▸ **WHAT IS BEING ASKED**
Leave out the images; return the rest of the data exactly.

—————

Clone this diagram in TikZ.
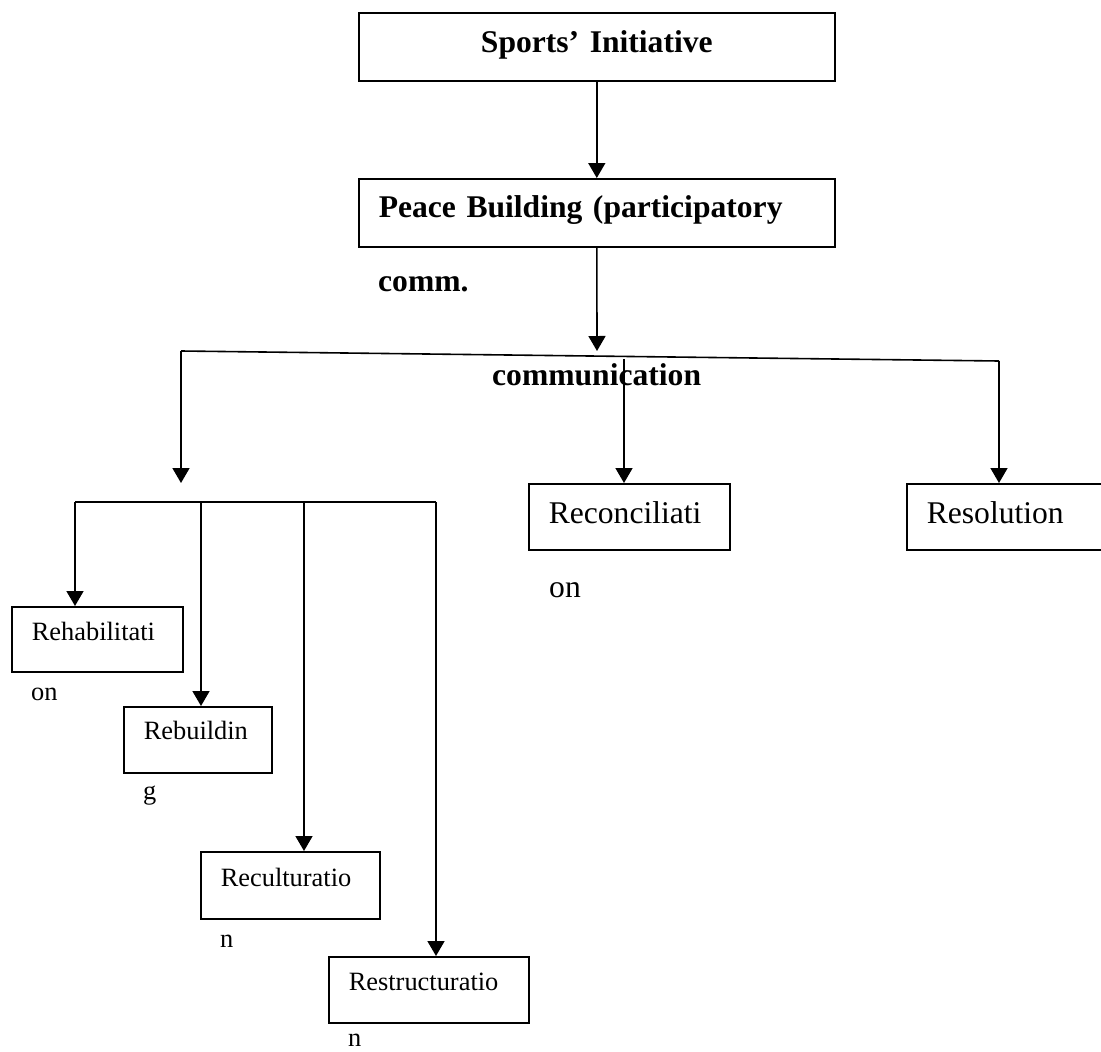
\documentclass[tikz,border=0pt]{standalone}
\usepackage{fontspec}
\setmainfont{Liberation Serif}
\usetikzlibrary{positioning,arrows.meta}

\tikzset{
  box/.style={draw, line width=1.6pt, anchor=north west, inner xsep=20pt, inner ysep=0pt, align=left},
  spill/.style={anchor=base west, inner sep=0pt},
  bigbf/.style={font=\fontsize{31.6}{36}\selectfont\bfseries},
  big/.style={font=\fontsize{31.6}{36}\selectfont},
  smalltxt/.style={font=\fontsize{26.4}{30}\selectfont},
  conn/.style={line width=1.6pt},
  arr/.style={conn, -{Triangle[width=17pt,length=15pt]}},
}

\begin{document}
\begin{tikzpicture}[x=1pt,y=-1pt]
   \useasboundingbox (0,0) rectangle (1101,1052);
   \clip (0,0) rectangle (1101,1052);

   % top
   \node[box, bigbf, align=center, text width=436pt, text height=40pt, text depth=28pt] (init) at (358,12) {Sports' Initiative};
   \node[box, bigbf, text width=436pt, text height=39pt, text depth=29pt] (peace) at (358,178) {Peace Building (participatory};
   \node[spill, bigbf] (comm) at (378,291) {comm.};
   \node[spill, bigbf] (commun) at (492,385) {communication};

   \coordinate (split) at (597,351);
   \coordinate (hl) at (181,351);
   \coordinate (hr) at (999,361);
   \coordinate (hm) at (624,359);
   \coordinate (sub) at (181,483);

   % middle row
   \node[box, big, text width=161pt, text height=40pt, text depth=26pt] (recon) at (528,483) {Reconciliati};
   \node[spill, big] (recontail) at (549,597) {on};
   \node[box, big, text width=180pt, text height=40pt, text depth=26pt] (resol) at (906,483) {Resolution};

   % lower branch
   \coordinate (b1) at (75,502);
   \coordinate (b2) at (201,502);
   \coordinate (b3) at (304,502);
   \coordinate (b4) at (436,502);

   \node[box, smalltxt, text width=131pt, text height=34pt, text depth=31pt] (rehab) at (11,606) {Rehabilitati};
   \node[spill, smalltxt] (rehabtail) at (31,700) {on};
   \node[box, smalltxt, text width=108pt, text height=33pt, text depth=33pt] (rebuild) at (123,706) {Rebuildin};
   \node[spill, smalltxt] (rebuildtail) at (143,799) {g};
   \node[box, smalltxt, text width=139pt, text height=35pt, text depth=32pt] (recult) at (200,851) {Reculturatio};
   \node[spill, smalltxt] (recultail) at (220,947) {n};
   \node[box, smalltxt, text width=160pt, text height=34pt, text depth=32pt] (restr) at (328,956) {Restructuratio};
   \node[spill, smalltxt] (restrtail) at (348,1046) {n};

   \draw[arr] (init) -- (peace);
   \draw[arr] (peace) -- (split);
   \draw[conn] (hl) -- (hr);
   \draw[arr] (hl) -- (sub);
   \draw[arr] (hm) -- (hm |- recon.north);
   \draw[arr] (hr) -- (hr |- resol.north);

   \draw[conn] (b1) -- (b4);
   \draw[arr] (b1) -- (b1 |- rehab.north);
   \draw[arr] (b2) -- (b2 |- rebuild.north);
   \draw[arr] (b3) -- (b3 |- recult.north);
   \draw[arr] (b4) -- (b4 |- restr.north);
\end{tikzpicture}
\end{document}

—————

▸ **ANSWER TO THIS TASK**
Clone this diagram in TikZ.
\documentclass[tikz,border=0pt]{standalone}
\usepackage{fontspec}
\setmainfont{Liberation Serif}
\usetikzlibrary{positioning,arrows.meta}

\tikzset{
  box/.style={draw, line width=1.6pt, anchor=north west, inner xsep=20pt, inner ysep=0pt, align=left},
  spill/.style={anchor=base west, inner sep=0pt},
  bigbf/.style={font=\fontsize{31.6}{36}\selectfont\bfseries},
  big/.style={font=\fontsize{31.6}{36}\selectfont},
  smalltxt/.style={font=\fontsize{26.4}{30}\selectfont},
  conn/.style={line width=1.6pt},
  arr/.style={conn, -{Triangle[width=17pt,length=15pt]}},
}

\begin{document}
\begin{tikzpicture}[x=1pt,y=-1pt]
   \useasboundingbox (0,0) rectangle (1101,1052);
   \clip (0,0) rectangle (1101,1052);

   % top
   \node[box, bigbf, align=center, text width=436pt, text height=40pt, text depth=28pt] (init) at (358,12) {Sports' Initiative};
   \node[box, bigbf, text width=436pt, text height=39pt, text depth=29pt] (peace) at (358,178) {Peace Building (participatory};
   \node[spill, bigbf] (comm) at (378,291) {comm.};
   \node[spill, bigbf] (commun) at (492,385) {communication};

   \coordinate (split) at (597,351);
   \coordinate (hl) at (181,351);
   \coordinate (hr) at (999,361);
   \coordinate (hm) at (624,359);
   \coordinate (sub) at (181,483);

   % middle row
   \node[box, big, text width=161pt, text height=40pt, text depth=26pt] (recon) at (528,483) {Reconciliati};
   \node[spill, big] (recontail) at (549,597) {on};
   \node[box, big, text width=180pt, text height=40pt, text depth=26pt] (resol) at (906,483) {Resolution};

   % lower branch
   \coordinate (b1) at (75,502);
   \coordinate (b2) at (201,502);
   \coordinate (b3) at (304,502);
   \coordinate (b4) at (436,502);

   \node[box, smalltxt, text width=131pt, text height=34pt, text depth=31pt] (rehab) at (11,606) {Rehabilitati};
   \node[spill, smalltxt] (rehabtail) at (31,700) {on};
   \node[box, smalltxt, text width=108pt, text height=33pt, text depth=33pt] (rebuild) at (123,706) {Rebuildin};
   \node[spill, smalltxt] (rebuildtail) at (143,799) {g};
   \node[box, smalltxt, text width=139pt, text height=35pt, text depth=32pt] (recult) at (200,851) {Reculturatio};
   \node[spill, smalltxt] (recultail) at (220,947) {n};
   \node[box, smalltxt, text width=160pt, text height=34pt, text depth=32pt] (restr) at (328,956) {Restructuratio};
   \node[spill, smalltxt] (restrtail) at (348,1046) {n};

   \draw[arr] (init) -- (peace);
   \draw[arr] (peace) -- (split);
   \draw[conn] (hl) -- (hr);
   \draw[arr] (hl) -- (sub);
   \draw[arr] (hm) -- (hm |- recon.north);
   \draw[arr] (hr) -- (hr |- resol.north);

   \draw[conn] (b1) -- (b4);
   \draw[arr] (b1) -- (b1 |- rehab.north);
   \draw[arr] (b2) -- (b2 |- rebuild.north);
   \draw[arr] (b3) -- (b3 |- recult.north);
   \draw[arr] (b4) -- (b4 |- restr.north);
\end{tikzpicture}
\end{document}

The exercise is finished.